Why Cooke -- at 81 -- wants to construct an East Coast bookend to his Forum creation is a subject of some debate. Says Cooke: "I've always admired the New York Giants' stadium. It's almost a matter of envy. I would dearly love to have Redskins fans, who are so fanatical in their support of the club, have something equally as good. My son and grandson are interested in working for the club here. It's going to be passed down the line."

And so, apparently, is the anguish he has suffered while %J attempting to put together his stadium deal. Count Joe Theismann, the former quarterback who won a Super Bowl for Cooke, among those who see a strategy evolving here.

"Mr. Cooke has said he wants to build a stadium in Washington," Theismann said. "Mr. Cooke has looked at property in Virginia. Now Mr. Cooke wants to move to Maryland.

No love for D.C. mayor

"It's painfully obvious Mr. Cooke does not like the mayor of D.C. [Sharon Pratt Kelly], and is trying to make her life miserable."

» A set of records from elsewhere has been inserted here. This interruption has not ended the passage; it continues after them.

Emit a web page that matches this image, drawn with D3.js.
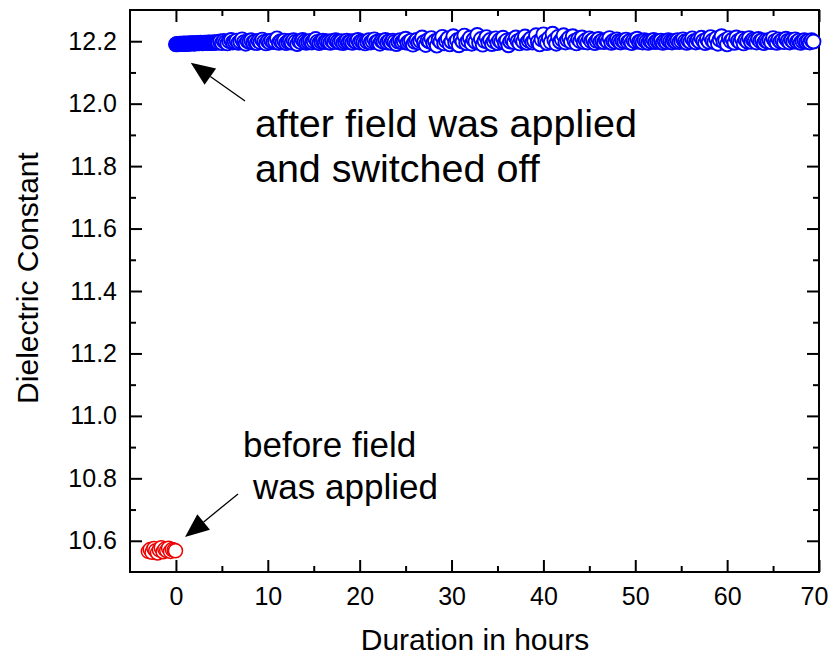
<!DOCTYPE html>
<html>
<head>
<meta charset="utf-8">
<script src="https://cdn.jsdelivr.net/npm/d3@7"></script>
<style>
  html, body { margin: 0; padding: 0; background: #fff; }
  svg { display: block; }
</style>
</head>
<body>
<svg id="chart"></svg>
<script>
/* ── Data ── */
// before the field was applied (hours, dielectric constant)
const redHours = [-3.0, -2.8, -2.6, -2.4, -2.2, -2.0, -1.8, -1.6, -1.4, -1.2, -1.0, -0.8, -0.6, -0.4, -0.2, -0.05];
const redValues = [10.566, 10.572, 10.563, 10.575, 10.568, 10.561, 10.571, 10.578, 10.565, 10.573, 10.569, 10.576, 10.566, 10.572, 10.570, 10.568];

// after field was applied and switched off
const blueHours = [
  0.0, 0.1, 0.2, 0.3, 0.4, 0.5, 0.6, 0.7, 0.8, 0.9,
  1.0, 1.1, 1.2, 1.3, 1.4, 1.5, 1.6, 1.7, 1.8, 1.9,
  2.0, 2.1, 2.2, 2.3, 2.4, 2.5, 2.6, 2.7, 2.8, 2.9,
  3.0, 3.1, 3.2, 3.3, 3.4, 3.5, 3.6, 3.7, 3.8, 3.9,
  4.0, 4.1, 4.2, 4.3, 4.4, 4.5,
  4.6, 4.8, 5.0, 5.2, 5.4, 5.6, 5.8, 6.0, 6.2, 6.4,
  6.6, 6.8, 7.0, 7.2, 7.4, 7.6, 7.8, 8.0, 8.2, 8.4,
  8.6, 8.8, 9.0, 9.2, 9.4, 9.6, 9.8, 10.0, 10.2, 10.4,
  10.6, 10.8, 11.0, 11.2, 11.4, 11.6, 11.8, 12.0, 12.2, 12.4,
  12.6, 12.8, 13.0, 13.2, 13.4, 13.6, 13.8, 14.0, 14.2, 14.4,
  14.6, 14.8, 15.0, 15.2, 15.4, 15.6, 15.8, 16.0, 16.2, 16.4,
  16.6, 16.8, 17.0, 17.2, 17.4, 17.6, 17.8, 18.0, 18.2, 18.4,
  18.6, 18.8, 19.0, 19.2, 19.4, 19.6, 19.8, 20.0, 20.2, 20.4,
  20.6, 20.8, 21.0, 21.2, 21.4, 21.6, 21.8, 22.0, 22.2, 22.4,
  22.6, 22.8, 23.0, 23.2, 23.4, 23.6, 23.8, 24.0, 24.2, 24.4,
  24.6, 24.8, 25.0, 25.2, 25.4, 25.6, 25.8, 26.0, 26.2, 26.4,
  26.6, 26.8, 27.0, 27.2, 27.4, 27.6, 27.8, 28.0, 28.2, 28.4,
  28.6, 28.8, 29.0, 29.2, 29.4, 29.6, 29.8, 30.0, 30.2, 30.4,
  30.6, 30.8, 31.0, 31.2, 31.4, 31.6, 31.8, 32.0, 32.2, 32.4,
  32.6, 32.8, 33.0, 33.2, 33.4, 33.6, 33.8, 34.0, 34.2, 34.4,
  34.6, 34.8, 35.0, 35.2, 35.4, 35.6, 35.8, 36.0, 36.2, 36.4,
  36.6, 36.8, 37.0, 37.2, 37.4, 37.6, 37.8, 38.0, 38.2, 38.4,
  38.6, 38.8, 39.0, 39.2, 39.4, 39.6, 39.8, 40.0, 40.2, 40.4,
  40.6, 40.8, 41.0, 41.2, 41.4, 41.6, 41.8, 42.0, 42.2, 42.4,
  42.6, 42.8, 43.0, 43.2, 43.4, 43.6, 43.8, 44.0, 44.2, 44.4,
  44.6, 44.8, 45.0, 45.2, 45.4, 45.6, 45.8, 46.0, 46.2, 46.4,
  46.6, 46.8, 47.0, 47.2, 47.4, 47.6, 47.8, 48.0, 48.2, 48.4,
  48.6, 48.8, 49.0, 49.2, 49.4, 49.6, 49.8, 50.0, 50.2, 50.4,
  50.6, 50.8, 51.0, 51.2, 51.4, 51.6, 51.8, 52.0, 52.2, 52.4,
  52.6, 52.8, 53.0, 53.2, 53.4, 53.6, 53.8, 54.0, 54.2, 54.4,
  54.6, 54.8, 55.0, 55.2, 55.4, 55.6, 55.8, 56.0, 56.2, 56.4,
  56.6, 56.8, 57.0, 57.2, 57.4, 57.6, 57.8, 58.0, 58.2, 58.4,
  58.6, 58.8, 59.0, 59.2, 59.4, 59.6, 59.8, 60.0, 60.2, 60.4,
  60.6, 60.8, 61.0, 61.2, 61.4, 61.6, 61.8, 62.0, 62.2, 62.4,
  62.6, 62.8, 63.0, 63.2, 63.4, 63.6, 63.8, 64.0, 64.2, 64.4,
  64.6, 64.8, 65.0, 65.2, 65.4, 65.6, 65.8, 66.0, 66.2, 66.4,
  66.6, 66.8, 67.0, 67.2, 67.4, 67.6, 67.8, 68.0, 68.2, 68.4,
  68.6, 68.8, 69.0, 69.2, 69.4
];
const blueValues = [
  12.190, 12.191, 12.190, 12.191, 12.192, 12.191, 12.192, 12.191, 12.192, 12.193,
  12.192, 12.191, 12.192, 12.193, 12.192, 12.193, 12.192, 12.193, 12.194, 12.193,
  12.192, 12.193, 12.194, 12.193, 12.194, 12.193, 12.194, 12.195, 12.194, 12.193,
  12.194, 12.195, 12.194, 12.195, 12.194, 12.195, 12.196, 12.195, 12.194, 12.195,
  12.196, 12.195, 12.196, 12.195, 12.196, 12.197,
  12.196, 12.199, 12.194, 12.201, 12.197, 12.193, 12.200, 12.204, 12.196, 12.198,
  12.202, 12.195, 12.199, 12.206, 12.197, 12.192, 12.200, 12.198, 12.203, 12.196,
  12.199, 12.194, 12.201, 12.197, 12.205, 12.198, 12.193, 12.200, 12.196, 12.202,
  12.197, 12.199, 12.209, 12.195, 12.200, 12.197, 12.202, 12.194, 12.199, 12.201,
  12.196, 12.203, 12.198, 12.191, 12.200, 12.197, 12.204, 12.199, 12.195, 12.198,
  12.201, 12.196, 12.200, 12.207, 12.198, 12.194, 12.199, 12.202, 12.197, 12.200,
  12.198, 12.195, 12.201, 12.197, 12.203, 12.199, 12.196, 12.200, 12.194, 12.198,
  12.202, 12.197, 12.199, 12.195, 12.201, 12.198, 12.204, 12.196, 12.200, 12.197,
  12.193, 12.199, 12.203, 12.196, 12.200, 12.206, 12.197, 12.199, 12.192, 12.201,
  12.198, 12.204, 12.196, 12.200, 12.195, 12.202, 12.198, 12.191, 12.199, 12.203,
  12.197, 12.200, 12.208, 12.195, 12.199, 12.202, 12.189, 12.198, 12.204, 12.196,
  12.201, 12.212, 12.197, 12.188, 12.203, 12.199, 12.210, 12.194, 12.200, 12.186,
  12.205, 12.198, 12.214, 12.193, 12.201, 12.209, 12.190, 12.199, 12.216, 12.196,
  12.203, 12.187, 12.208, 12.199, 12.218, 12.194, 12.202, 12.211, 12.192, 12.205,
  12.198, 12.220, 12.195, 12.207, 12.189, 12.201, 12.213, 12.197, 12.204, 12.191,
  12.200, 12.209, 12.194, 12.203, 12.198, 12.211, 12.196, 12.202, 12.187, 12.199,
  12.205, 12.197, 12.212, 12.200, 12.193, 12.207, 12.199, 12.215, 12.195, 12.202,
  12.208, 12.196, 12.201, 12.219, 12.198, 12.190, 12.206, 12.222, 12.200, 12.194,
  12.210, 12.197, 12.224, 12.203, 12.192, 12.214, 12.199, 12.206, 12.219, 12.196,
  12.204, 12.211, 12.198, 12.216, 12.201, 12.193, 12.207, 12.200, 12.212, 12.197,
  12.203, 12.196, 12.209, 12.200, 12.205, 12.194, 12.201, 12.207, 12.198, 12.202,
  12.197, 12.204, 12.199, 12.210, 12.195, 12.201, 12.198, 12.206, 12.200, 12.196,
  12.202, 12.199, 12.205, 12.197, 12.201, 12.194, 12.203, 12.199, 12.208, 12.198,
  12.200, 12.196, 12.203, 12.199, 12.195, 12.201, 12.198, 12.204, 12.197, 12.200,
  12.198, 12.202, 12.195, 12.200, 12.197, 12.203, 12.199, 12.196, 12.201, 12.198,
  12.203, 12.197, 12.200, 12.206, 12.199, 12.195, 12.202, 12.198, 12.209, 12.200,
  12.196, 12.204, 12.199, 12.211, 12.201, 12.194, 12.207, 12.198, 12.213, 12.202,
  12.197, 12.209, 12.192, 12.205, 12.216, 12.199, 12.203, 12.190, 12.210, 12.200,
  12.206, 12.195, 12.212, 12.201, 12.197, 12.208, 12.193, 12.204, 12.199, 12.210,
  12.198, 12.205, 12.201, 12.196, 12.207, 12.200, 12.203, 12.194, 12.202, 12.199,
  12.204, 12.197, 12.210, 12.200, 12.195, 12.206, 12.199, 12.203, 12.197, 12.208,
  12.201, 12.196, 12.204, 12.199, 12.206, 12.198, 12.202, 12.195, 12.200, 12.203,
  12.198, 12.201, 12.196, 12.203, 12.199
];

const xTicks = [0, 10, 20, 30, 40, 50, 60, 70];
const xMinorTicks = [5, 15, 25, 35, 45, 55, 65];
const yTicks = [10.6, 10.8, 11.0, 11.2, 11.4, 11.6, 11.8, 12.0, 12.2];
const yMinorTicks = [10.7, 10.9, 11.1, 11.3, 11.5, 11.7, 11.9, 12.1];

/* ── Dimensions ── */
const W = 831, H = 655;
const margin = { top: 10, right: 12, bottom: 83, left: 130 };
const iW = W - margin.left - margin.right;
const iH = H - margin.top - margin.bottom;
const FONT = '"Liberation Sans", Arial, Helvetica, sans-serif';

const svg = d3.select('#chart').attr('width', W).attr('height', H);
const g = svg.append('g').attr('transform', `translate(${margin.left},${margin.top})`);

/* ── Scales ── */
const x = d3.scaleLinear().domain([-5, 70]).range([0, iW]);
const y = d3.scaleLinear().domain([10.5, 12.3]).range([iH, 0]);

/* ── Axes: ticks point inward on all four sides ── */
const styleAxis = (a) => {
  a.select('.domain').remove();
  a.selectAll('line').attr('stroke', '#000').attr('stroke-width', 2);
  a.selectAll('text').attr('fill', '#000').attr('font-family', FONT).attr('font-size', 25);
};

g.append('g').attr('transform', `translate(0,${iH})`)
  .call(d3.axisBottom(x).tickValues(xTicks).tickSize(-12).tickPadding(15).tickFormat(d3.format('d')))
  .call(styleAxis)
  // last label sits at the window edge, nudge it inside
  .call((a) => a.selectAll('text').filter((d) => d === 70).attr('dx', -5));
g.append('g').attr('transform', `translate(0,${iH})`)
  .call(d3.axisBottom(x).tickValues(xMinorTicks).tickSize(-6).tickFormat(''))
  .call(styleAxis);
g.append('g')
  .call(d3.axisTop(x).tickValues(xTicks).tickSize(-12).tickFormat(''))
  .call(styleAxis);
g.append('g')
  .call(d3.axisTop(x).tickValues(xMinorTicks).tickSize(-6).tickFormat(''))
  .call(styleAxis);

g.append('g')
  .call(d3.axisLeft(y).tickValues(yTicks).tickSize(-12).tickPadding(13).tickFormat(d3.format('.1f')))
  .call(styleAxis);
g.append('g')
  .call(d3.axisLeft(y).tickValues(yMinorTicks).tickSize(-6).tickFormat(''))
  .call(styleAxis);
g.append('g').attr('transform', `translate(${iW},0)`)
  .call(d3.axisRight(y).tickValues(yTicks).tickSize(-12).tickFormat(''))
  .call(styleAxis);
g.append('g').attr('transform', `translate(${iW},0)`)
  .call(d3.axisRight(y).tickValues(yMinorTicks).tickSize(-6).tickFormat(''))
  .call(styleAxis);

/* ── Frame ── */
g.append('rect')
  .attr('x', 0).attr('y', 0).attr('width', iW).attr('height', iH)
  .attr('fill', 'none').attr('stroke', '#000').attr('stroke-width', 2);

/* ── Points ── */
const drawSeries = (hours, values, color, sw) => {
  g.append('g')
    .selectAll('circle')
    .data(hours.map((h, i) => ({ h, v: values[i] })))
    .join('circle')
    .attr('cx', (d) => x(d.h))
    .attr('cy', (d) => y(d.v))
    .attr('r', 7)
    .attr('fill', '#fff')
    .attr('stroke', color)
    .attr('stroke-width', sw);
};
drawSeries(redHours, redValues, '#ee0000', 1.5);
drawSeries(blueHours, blueValues, '#0000ff', 1.9);

/* ── Annotations ── */
const notes = [
  { text: 'after field was applied', h: 8.6, v: 11.893, size: 39.5 },
  { text: 'and switched off', h: 8.6, v: 11.749, size: 39.5 },
  { text: 'before field', h: 7.3, v: 10.868, size: 35 },
  { text: 'was applied', h: 8.4, v: 10.733, size: 35 }
];
g.selectAll('text.note')
  .data(notes)
  .join('text')
  .attr('class', 'note')
  .attr('x', (d) => x(d.h))
  .attr('y', (d) => y(d.v))
  .attr('font-family', FONT)
  .attr('font-size', (d) => d.size)
  .attr('fill', '#000')
  .text((d) => d.text);

const arrows = [
  { from: [7.52, 12.0085], to: [1.61, 12.131] },
  { from: [6.76, 10.750], to: [0.99, 10.612] }
];
arrows.forEach((a) => {
  const x0 = x(a.from[0]), y0 = y(a.from[1]);
  const x1 = x(a.to[0]), y1 = y(a.to[1]);
  const ang = Math.atan2(y1 - y0, x1 - x0);
  const len = 24, half = 10;
  const bx = x1 - len * Math.cos(ang), by = y1 - len * Math.sin(ang);
  g.append('line')
    .attr('x1', x0).attr('y1', y0).attr('x2', bx).attr('y2', by)
    .attr('stroke', '#000').attr('stroke-width', 1.3);
  g.append('path')
    .attr('d', `M${x1},${y1}L${bx + half * Math.sin(ang)},${by - half * Math.cos(ang)}L${bx - half * Math.sin(ang)},${by + half * Math.cos(ang)}Z`)
    .attr('fill', '#000');
});

/* ── Axis titles ── */
svg.append('text')
  .attr('x', 475)
  .attr('y', 650)
  .attr('text-anchor', 'middle')
  .attr('font-family', FONT)
  .attr('font-size', 30)
  .text('Duration in hours');

svg.append('text')
  .attr('transform', `translate(38,278) rotate(-90)`)
  .attr('text-anchor', 'middle')
  .attr('font-family', FONT)
  .attr('font-size', 30)
  .text('Dielectric Constant');
</script>
</body>
</html>
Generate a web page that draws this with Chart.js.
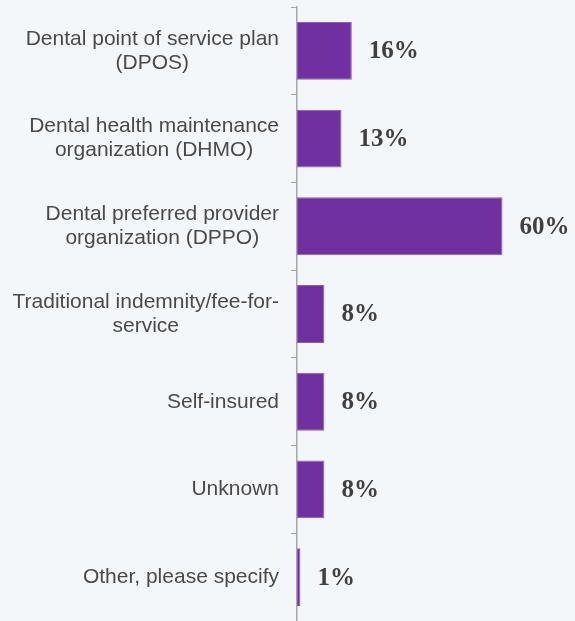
<!DOCTYPE html>
<html>
<head>
<meta charset="utf-8">
<script src="https://cdn.jsdelivr.net/npm/chart.js@4"></script>
<style>
  html, body { margin: 0; padding: 0; background: #f3f7fa; }
  #wrap { width: 575px; height: 621px; position: relative; }
</style>
</head>
<body>
<div id="wrap"><canvas id="planChart"></canvas></div>
<script>
var planLabels = [
    ['Dental point of service plan', '(DPOS)'],
    ['Dental health maintenance', 'organization (DHMO)'],
    ['Dental preferred provider', 'organization (DPPO)'],
    ['Traditional indemnity/fee-for-', 'service'],
    ['Self-insured'],
    ['Unknown'],
    ['Other, please specify']
];
var planShare = [16, 13, 60, 8, 8, 8, 1];

// category names: right-aligned block, lines centered inside the block
var categoryText = {
    id: 'categoryText',
    afterDraw: function(chart) {
        var ctx = chart.ctx;
        var yScale = chart.scales.y;
        var right = yScale.right - 18;
        ctx.save();
        ctx.font = '21px "Liberation Sans", Arial, sans-serif';
        ctx.fillStyle = '#4a4a4a';
        ctx.textBaseline = 'middle';
        ctx.textAlign = 'center';
        planLabels.forEach(function(lines, i) {
            var widest = 0;
            lines.forEach(function(l) { widest = Math.max(widest, ctx.measureText(l).width); });
            var cx = right - widest / 2;
            var cy = yScale.getPixelForValue(i);
            var lh = 24;
            var top = cy - (lines.length - 1) * lh / 2;
            lines.forEach(function(l, j) {
                ctx.fillText(l, cx, top + j * lh);
            });
        });
        ctx.restore();
    }
};

// percentage labels after each bar
var valueText = {
    id: 'valueText',
    afterDatasetsDraw: function(chart) {
        var ctx = chart.ctx;
        var meta = chart.getDatasetMeta(0);
        ctx.save();
        ctx.font = 'bold 25px "Liberation Serif", "Times New Roman", serif';
        ctx.fillStyle = '#404040';
        ctx.textBaseline = 'middle';
        ctx.textAlign = 'left';
        meta.data.forEach(function(bar, i) {
            ctx.fillText(planShare[i] + '%', bar.x + 17, bar.y + 1);
        });
        ctx.restore();
    }
};

var ctxB = document.getElementById('planChart').getContext('2d');
var planChart = new Chart(ctxB, {
    type: 'bar',
    data: {
        labels: planLabels.map(function(l) { return l.join(' '); }),
        datasets: [{
            data: planShare,
            backgroundColor: '#7030a0',
            borderColor: '#8d5bbd',
            borderWidth: 1,
            borderSkipped: false,
            barPercentage: 0.66,
            categoryPercentage: 1
        }]
    },
    options: {
        indexAxis: 'y',
        responsive: true,
        maintainAspectRatio: false,
        animation: false,
        layout: { padding: { top: 7, right: 4, bottom: 0, left: 0 } },
        plugins: {
            legend: { display: false },
            tooltip: { enabled: false }
        },
        scales: {
            x: {
                display: false,
                min: 0,
                max: 80
            },
            y: {
                afterFit: function(scale) { scale.width = 297; },
                ticks: { display: false },
                grid: {
                    offset: true,
                    drawOnChartArea: false,
                    drawTicks: true,
                    tickLength: 6,
                    color: '#a6a6a6'
                },
                border: { display: true, color: '#a6a6a6', width: 1.5 }
            }
        }
    },
    plugins: [categoryText, valueText]
});
</script>
</body>
</html>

Paybacks aside, there are more pragmatic reasons for Cooke's insistence on a stadium. They have to do with economics. Analysts say a new, 78,600-seat stadium that replaces antiquated 54,000-seat RFK Stadium will add some $50 million to the Redskins' franchise value -- wherever it is located. And that's what registers most with the man who has always had a Midas touch, according to Kindred.

"I think it's good business for him," Kindred said. "He's a great businessman. It'd be nice to leave a stadium named Jack Kent Cooke Stadium, too. Ego and business meet in Cooke's mind. That's why he'd want to get it done."

Cooke's knack for closing a deal has translated into overwhelming wealth. He was a self-made millionaire by 32. As recently as 1989, Fortune magazine estimated his net worth at $1.6 billion. In this year's issue of "The Forbes Four Hundred: The Richest People in America," his holdings were estimated at $800 million.

Sometimes, Cooke's deal-making collides with business associates. Jack Tobin, a former marketing vice president with the L.A. Coliseum Commission, is not one of his fans.

"He's a very shrewd businessman," Tobin said. "He's a guy who made fortunes and fortunes. Nothing stands in his way. He doesn't care who's in front of him. . . . He's going to use anybody he can use to benefit Jack Kent Cooke."

Describing Cooke as "ruthless" and "devious," Tobin added, "I wouldn't work for him for a jillion dollars."